4.3 / 5 (6) Oct 06, 2011

Many of the "families" of lines associated with material between Earth and this galaxy have been identified in previous studies. According to the discovery paper this deep spectrum of TN J0924-2201 identified the line(s) for CIV with a S/N ratio of ~10!: [Sec. 3]

I mentioned the detection of CIV *lines* because this galaxy has an AGN with a Narrow-Line Region, a region near the nucleus where the gas velocity is particularly high. At the resolution of the Subaru spectra, 0.86nm, the double-peaked nature of this feature is evident (see Fig 2 above). The double-peaked nature of the CIV line alone is pretty strong evidence for this carbon being associated with this radio galaxy and not an intervening dust cloud (not to mention the detection of other identified spectral lines with similar redshifts).
5 / 5 (2) Oct 07, 2011
Metals in the early universe? Say it ain't so!

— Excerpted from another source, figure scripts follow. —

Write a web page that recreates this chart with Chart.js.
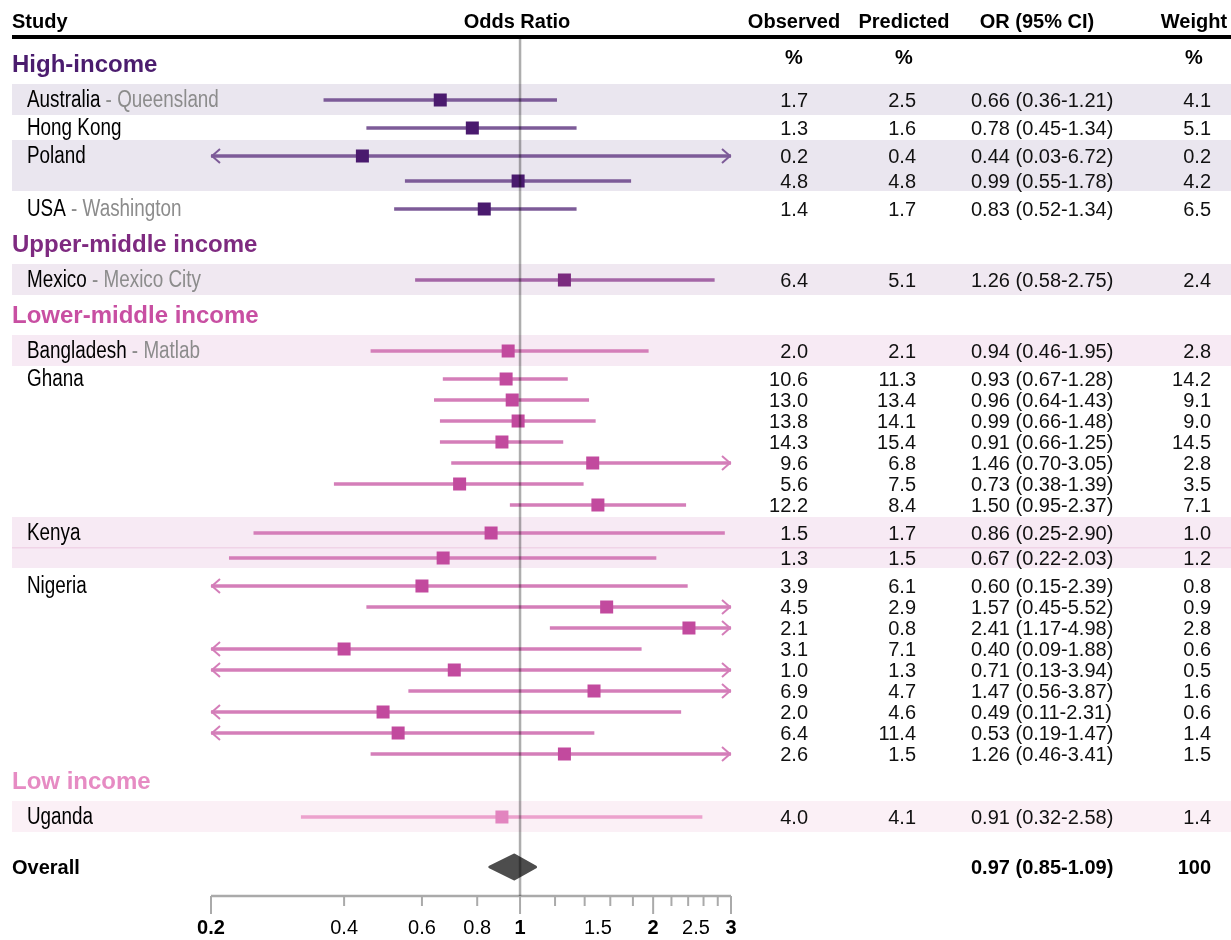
<!DOCTYPE html>
<html>
<head>
<meta charset="utf-8">
<script src="https://cdn.jsdelivr.net/npm/chart.js@4.4.1/dist/chart.umd.min.js"></script>
<style>
  body { margin: 0; background: #fff; }
  #wrap { width: 1231px; height: 940px; }
</style>
</head>
<body>
<div id="wrap"><canvas id="myChart" width="1231" height="940"></canvas></div>
<script>
// Grupos y estudios
var groupNames = ['High-income', 'Upper-middle income', 'Lower-middle income', 'Low income'];
var studyNames = ['Australia', 'Hong Kong', 'Poland', 'USA', 'Mexico', 'Bangladesh', 'Ghana', 'Kenya', 'Nigeria', 'Uganda'];
var studySites = ['Queensland', '', '', 'Washington', 'Mexico City', 'Matlab', '', '', '', ''];
var studyGroup = [0, 0, 0, 0, 1, 2, 2, 2, 2, 3];
var studyRows = [1, 1, 2, 1, 1, 1, 7, 2, 9, 1];

// Valores por fila (una fila por cohorte)
var observed  = [1.7, 1.3, 0.2, 4.8, 1.4, 6.4, 2.0, 10.6, 13.0, 13.8, 14.3, 9.6, 5.6, 12.2, 1.5, 1.3, 3.9, 4.5, 2.1, 3.1, 1.0, 6.9, 2.0, 6.4, 2.6, 4.0];
var predicted = [2.5, 1.6, 0.4, 4.8, 1.7, 5.1, 2.1, 11.3, 13.4, 14.1, 15.4, 6.8, 7.5, 8.4, 1.7, 1.5, 6.1, 2.9, 0.8, 7.1, 1.3, 4.7, 4.6, 11.4, 1.5, 4.1];
var oddsRatio = [0.66, 0.78, 0.44, 0.99, 0.83, 1.26, 0.94, 0.93, 0.96, 0.99, 0.91, 1.46, 0.73, 1.50, 0.86, 0.67, 0.60, 1.57, 2.41, 0.40, 0.71, 1.47, 0.49, 0.53, 1.26, 0.91];
var ciLow     = [0.36, 0.45, 0.03, 0.55, 0.52, 0.58, 0.46, 0.67, 0.64, 0.66, 0.66, 0.70, 0.38, 0.95, 0.25, 0.22, 0.15, 0.45, 1.17, 0.09, 0.13, 0.56, 0.11, 0.19, 0.46, 0.32];
var ciHigh    = [1.21, 1.34, 6.72, 1.78, 1.34, 2.75, 1.95, 1.28, 1.43, 1.48, 1.25, 3.05, 1.39, 2.37, 2.90, 2.03, 2.39, 5.52, 4.98, 1.88, 3.94, 3.87, 2.31, 1.47, 3.41, 2.58];
var weight    = [4.1, 5.1, 0.2, 4.2, 6.5, 2.4, 2.8, 14.2, 9.1, 9.0, 14.5, 2.8, 3.5, 7.1, 1.0, 1.2, 0.8, 0.9, 2.8, 0.6, 0.5, 1.6, 0.6, 1.4, 1.5, 1.4];

// Resultado global
var overallOR = 0.97, overallLow = 0.85, overallHigh = 1.09, overallWeight = '100';

// Eje X
var tickValues = [0.2, 0.4, 0.6, 0.8, 1, 1.2, 1.4, 1.6, 1.8, 2, 2.2, 2.4, 2.6, 2.8, 3];
var majorTicks = [0.2, 1, 2, 3];
var tickLabels = [0.2, 0.4, 0.6, 0.8, 1, 1.5, 2, 2.5, 3];

// Colores por grupo
var titleColor  = ['#4b1c6e', '#7e2a80', '#c84fa2', '#e68bc3'];
var markColor   = ['#4a1a6e', '#7b2a7f', '#c24a9e', '#e285bf'];
var lineColor   = ['#7d5b98', '#a466a6', '#d47eb9', '#eca2cd'];
var bandColor   = ['#eae6ef', '#f0e8f1', '#f7eaf4', '#fbf0f6'];

var NUM_FONT = '20px "Liberation Sans", Arial, sans-serif';
var BOLD_FONT = 'bold 20px "Liberation Sans", Arial, sans-serif';
var NAME_FONT = '23px "Liberation Sans", Arial, sans-serif';
var NAME_SQUEEZE = 0.82; // simula Arial Narrow

// Disposición vertical (unidades del eje Y)
var rowY = [], rowGroup = [], groupY = [], studyTop = [], studyBottom = [], studyFirstRow = [];
var y = 64, s = 0;
for (var g = 0; g < groupNames.length; g++) {
  if (g > 0) y = studyBottom[s - 1] + 20;
  groupY.push(y);
  y += 36;
  var first = true;
  while (s < studyNames.length && studyGroup[s] === g) {
    if (!first) y += 28;
    first = false;
    var n = studyRows[s];
    var step = n > 2 ? 21 : 25;
    studyTop.push(y - 16);
    studyFirstRow.push(rowY.length);
    for (var k = 0; k < n; k++) {
      if (k) y += step;
      rowY.push(y);
      rowGroup.push(g);
    }
    studyBottom.push(studyTop[s] + 31 + (n - 1) * 20);
    s++;
  }
}
var overallY = y + 50;
var axisY = overallY + 29;
var headerLineY = 37;
var TXT = 1; // ajuste vertical del texto

var whiskers = rowY.map(function(v, i) { return { x: [ciLow[i], ciHigh[i]], y: v }; });
var points = rowY.map(function(v, i) { return { x: oddsRatio[i], y: v }; });

var forestPlugin = {
  id: 'forest',
  beforeDatasetsDraw: function(chart) {
    var c = chart.ctx, xs = chart.scales.x, ys = chart.scales.y;
    c.save();
    // bandas
    var prevGroup = -1, idx = 0;
    for (var s = 0; s < studyNames.length; s++) {
      var g = studyGroup[s];
      if (g !== prevGroup) { idx = 0; prevGroup = g; }
      if (idx % 2 === 0) {
        var t = ys.getPixelForValue(studyTop[s]), b = ys.getPixelForValue(studyBottom[s]);
        c.fillStyle = bandColor[g];
        c.fillRect(12, t, 1231 - 12, b - t);
        if (studyNames[s] === 'Kenya') {
          var r0 = studyFirstRow[s];
          var mid = ys.getPixelForValue((rowY[r0] + rowY[r0 + 1]) / 2 + 2);
          c.fillStyle = '#f0d4e7';
          c.fillRect(12, mid - 0.5, 1231 - 12, 1.5);
        }
      }
      idx++;
    }

    // cabecera
    c.fillStyle = '#000';
    c.textBaseline = 'middle';
    c.font = BOLD_FONT;
    c.textAlign = 'left';
    c.fillText('Study', 12, 22);
    c.textAlign = 'center';
    c.fillText('Odds Ratio', 517, 22);
    c.fillText('Observed', 794, 22);
    c.fillText('Predicted', 904, 22);
    c.fillText('OR (95% CI)', 1037, 22);
    c.fillText('Weight', 1194, 22);
    c.fillText('%', 794, 58);
    c.fillText('%', 904, 58);
    c.fillText('%', 1194, 58);
    c.fillRect(12, headerLineY - 2, 1231 - 12, 4);

    // títulos de grupo
    c.textAlign = 'left';
    c.font = 'bold 24px "Liberation Sans", Arial, sans-serif';
    for (var g2 = 0; g2 < groupNames.length; g2++) {
      c.fillStyle = titleColor[g2];
      c.fillText(groupNames[g2], 12, ys.getPixelForValue(groupY[g2]) + TXT);
    }

    // nombres de estudios (letra estrecha)
    c.font = NAME_FONT;
    for (var s2 = 0; s2 < studyNames.length; s2++) {
      var py = ys.getPixelForValue(rowY[studyFirstRow[s2]]) + TXT;
      c.save();
      c.translate(27, py);
      c.scale(NAME_SQUEEZE, 1);
      c.fillStyle = '#000';
      c.fillText(studyNames[s2], 0, 0);
      if (studySites[s2]) {
        var w = c.measureText(studyNames[s2]).width;
        c.fillStyle = '#8c8c8c';
        c.fillText(' - ' + studySites[s2], w, 0);
      }
      c.restore();
    }

    // columnas numéricas
    c.font = NUM_FONT;
    c.fillStyle = '#111';
    for (var i = 0; i < rowY.length; i++) {
      var ry = ys.getPixelForValue(rowY[i]) + TXT;
      c.textAlign = 'right';
      c.fillText(observed[i].toFixed(1), 808, ry);
      c.fillText(predicted[i].toFixed(1), 916, ry);
      c.fillText(weight[i].toFixed(1), 1211, ry);
      c.textAlign = 'left';
      c.fillText(oddsRatio[i].toFixed(2) + ' (' + ciLow[i].toFixed(2) + '-' + ciHigh[i].toFixed(2) + ')', 971, ry);
    }

    // fila global
    var oy = ys.getPixelForValue(overallY);
    c.font = BOLD_FONT;
    c.fillStyle = '#000';
    c.textAlign = 'left';
    c.fillText('Overall', 12, oy + TXT);
    c.fillText(overallOR.toFixed(2) + ' (' + overallLow.toFixed(2) + '-' + overallHigh.toFixed(2) + ')', 971, oy + TXT);
    c.textAlign = 'right';
    c.fillText(overallWeight, 1211, oy + TXT);

    // eje X
    var ay = ys.getPixelForValue(axisY);
    c.strokeStyle = '#aaaaaa';
    c.lineWidth = 2.5;
    c.beginPath();
    c.moveTo(xs.left, ay);
    c.lineTo(xs.right, ay);
    c.stroke();
    c.lineWidth = 2;
    tickValues.forEach(function(v) {
      var px = xs.getPixelForValue(v);
      var len = majorTicks.indexOf(v) >= 0 ? 18 : 10;
      c.beginPath();
      c.moveTo(px, ay);
      c.lineTo(px, ay + len);
      c.stroke();
    });
    c.fillStyle = '#000';
    c.textAlign = 'center';
    tickLabels.forEach(function(v) {
      c.font = majorTicks.indexOf(v) >= 0 ? BOLD_FONT : NUM_FONT;
      c.fillText(String(v), xs.getPixelForValue(v), ay + 32);
    });
    c.restore();
  },
  afterDatasetsDraw: function(chart) {
    var c = chart.ctx, xs = chart.scales.x, ys = chart.scales.y;
    c.save();
    // flechas para IC fuera del eje
    c.lineWidth = 2;
    for (var i = 0; i < rowY.length; i++) {
      var py = ys.getPixelForValue(rowY[i]);
      c.strokeStyle = lineColor[rowGroup[i]];
      if (ciLow[i] < xs.min) {
        c.beginPath();
        c.moveTo(xs.left + 9, py - 7);
        c.lineTo(xs.left + 1, py);
        c.lineTo(xs.left + 9, py + 7);
        c.stroke();
      }
      if (ciHigh[i] > xs.max) {
        c.beginPath();
        c.moveTo(xs.right - 9, py - 7);
        c.lineTo(xs.right - 1, py);
        c.lineTo(xs.right - 9, py + 7);
        c.stroke();
      }
    }
    // diamante global
    var oy = ys.getPixelForValue(overallY);
    c.fillStyle = '#4d4d4d';
    c.strokeStyle = '#4d4d4d';
    c.lineJoin = 'round';
    c.lineWidth = 3;
    c.beginPath();
    c.moveTo(xs.getPixelForValue(overallLow) + 1, oy);
    c.lineTo(xs.getPixelForValue(overallOR), oy - 12);
    c.lineTo(xs.getPixelForValue(overallHigh) - 1, oy);
    c.lineTo(xs.getPixelForValue(overallOR), oy + 12);
    c.closePath();
    c.fill();
    c.stroke();
    // línea de referencia en OR = 1
    var x1 = xs.getPixelForValue(1);
    c.strokeStyle = 'rgba(0,0,0,0.32)';
    c.lineWidth = 2.5;
    c.beginPath();
    c.moveTo(x1, headerLineY + 2);
    c.lineTo(x1, ys.getPixelForValue(axisY));
    c.stroke();
    c.restore();
  }
};

var ctx = document.getElementById('myChart').getContext('2d');
var myChart = new Chart(ctx, {
  data: {
    datasets: [{
      type: 'bar',
      indexAxis: 'y',
      order: 1,
      data: whiskers,
      backgroundColor: rowGroup.map(function(g) { return lineColor[g]; }),
      borderWidth: 0,
      barThickness: 3,
      grouped: false
    }, {
      type: 'scatter',
      order: 0,
      data: points,
      pointStyle: 'rect',
      pointRadius: 9.2,
      pointHoverRadius: 9.2,
      borderWidth: 0,
      backgroundColor: rowGroup.map(function(g) { return markColor[g]; })
    }]
  },
  options: {
    responsive: false,
    animation: false,
    devicePixelRatio: 1,
    layout: { autoPadding: false, padding: { left: 211, right: 500, top: 0, bottom: 0 } },
    scales: {
      x: { type: 'logarithmic', min: 0.2, max: 3, display: false },
      y: { type: 'linear', min: 0, max: 940, reverse: true, offset: false, display: false }
    },
    plugins: { legend: { display: false }, tooltip: { enabled: false } }
  },
  plugins: [forestPlugin]
});
</script>
</body>
</html>
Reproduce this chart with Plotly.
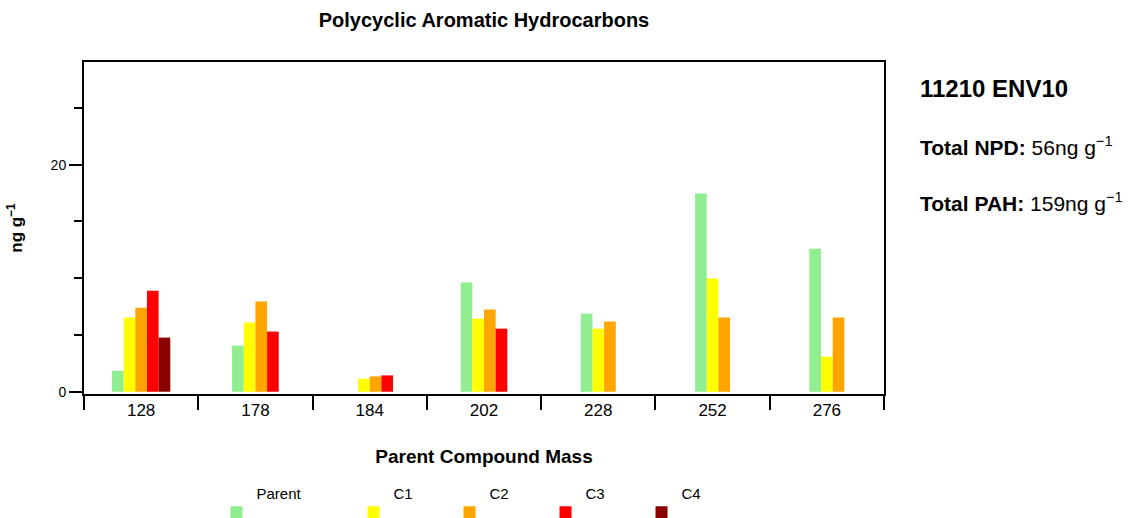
import plotly.graph_objects as go

# Parent compound masses (categories on the x axis)
masses = ["128", "178", "184", "202", "228", "252", "276"]

# Concentrations in ng/g for the parent compound and its alkylated homologues
parent = [1.85, 4.06, 0.0, 9.62, 6.88, 17.47, 12.6]
c1 = [6.53, 6.09, 1.15, 6.44, 5.56, 9.97, 3.09]
c2 = [7.4, 7.94, 1.35, 7.24, 6.18, 6.53, 6.53]
c3 = [8.9, 5.3, 1.44, 5.56, None, None, None]
c4 = [4.77, None, None, None, None, None, None]

series_names = ["Parent", "C1", "C2", "C3", "C4"]
series_colors = ["#90EE90", "#FFFF00", "#FFA500", "#FF0000", "#8B0000"]
series_values = [parent, c1, c2, c3, c4]

sample_id = "11210 ENV10"
total_npd = 56
total_pah = 159

FONT = "Liberation Sans, Arial, Helvetica, sans-serif"
BAR_W = 0.102

# bars present in each category are packed side by side and centred on it
counts = [sum(v[i] is not None for v in series_values) for i in range(len(masses))]
slot = [0] * len(masses)
offsets = []
for vals in series_values:
    off = []
    for i, v in enumerate(vals):
        if v is None:
            off.append(0)
        else:
            off.append(-counts[i] * BAR_W / 2 + slot[i] * BAR_W)
            slot[i] += 1
    offsets.append(off)

fig = go.Figure()
for k, (name, color, vals, off) in enumerate(zip(series_names, series_colors, series_values, offsets)):
    fig.add_trace(go.Bar(
        x=masses, y=vals, name=name + "<br> ",
        width=BAR_W, offset=off,
        marker=dict(color=color, line=dict(width=0)),
        legend="legend" if k == 0 else "legend2",
    ))

legend_common = dict(
    orientation="h", yref="container", y=0.080, xanchor="left", yanchor="top",
    valign="bottom", font=dict(size=15, family=FONT), itemclick=False,
    bgcolor="rgba(0,0,0,0)",
)

fig.update_layout(
    width=1133, height=518,
    margin=dict(l=84, r=249, t=62, b=124),
    paper_bgcolor="white", plot_bgcolor="white",
    barmode="overlay",
    font=dict(family=FONT, color="black", size=15),
    title=dict(
        text="<b>Polycyclic Aromatic Hydrocarbons</b>",
        x=0.5, xref="paper", xanchor="center",
        y=1 - 20 / 518, yref="container", yanchor="middle",
        font=dict(size=20, family=FONT),
    ),
    showlegend=True,
    legend=dict(x=0.1656, **legend_common),
    legend2=dict(x=0.3369, entrywidth=51, **legend_common),
)

fig.update_xaxes(
    type="category", range=[-0.5, 6.5], automargin=False,
    showline=True, linewidth=2, linecolor="black", mirror=True,
    ticks="outside", tickson="boundaries", ticklen=14, tickwidth=2, tickcolor="black",
    showgrid=False, zeroline=False,
    tickfont=dict(size=17),
    title=dict(text="<b>Parent Compound Mass</b>", font=dict(size=19), standoff=30),
)
fig.update_yaxes(
    range=[-0.2, 29.05], automargin=False,
    showline=True, linewidth=2, linecolor="black", mirror=True,
    tickmode="array", tickvals=[0, 20],
    ticks="outside", ticklen=13, tickwidth=2, tickcolor="black",
    minor=dict(dtick=5, tick0=0, ticks="outside", ticklen=8, tickwidth=2, tickcolor="black"),
    showgrid=False, zeroline=False,
    tickfont=dict(size=14),
    title=dict(text="<b>ng g<sup>−1</sup></b>", font=dict(size=17), standoff=24),
)

# Sample identifier and totals beside the plot
fig.add_annotation(
    x=1.0425, y=(394 - 88) / 332, xref="paper", yref="paper",
    xanchor="left", yanchor="middle", showarrow=False,
    text="<b>" + sample_id + "</b>", font=dict(size=24, family=FONT),
)
fig.add_annotation(
    x=1.0425, y=(394 - 146) / 332, xref="paper", yref="paper",
    xanchor="left", yanchor="middle", showarrow=False,
    text="<b>Total NPD:</b> %dng g<sup>−1</sup>" % total_npd, font=dict(size=21, family=FONT),
)
fig.add_annotation(
    x=1.0425, y=(394 - 202) / 332, xref="paper", yref="paper",
    xanchor="left", yanchor="middle", showarrow=False,
    text="<b>Total PAH:</b> %dng g<sup>−1</sup>" % total_pah, font=dict(size=21, family=FONT),
)

fig.write_html("out.html")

Giants stars last < 100,000 years. Boom, make metals.

"Cannot run out of time. Time is infinite. You are Finite. Zathrus is finite. This is wrong tool."
5 / 5 (1) Oct 07, 2011
@yyz - After I wrote my comment, I intended to update it on second reading of the article (Still withing my 3 minutes to edit), but I was unable to due to issues Physorg had with the commenting system last night. I realized I was still a bit off the mark. Thanks!
not rated yet Oct 10, 2011
Metals in the early universe? Say it ain't so!

Giants stars last < 100,000 years. Boom, make metals.

"Cannot run out of time. Time is infinite. You are Finite. Zathrus is finite. This is wrong tool."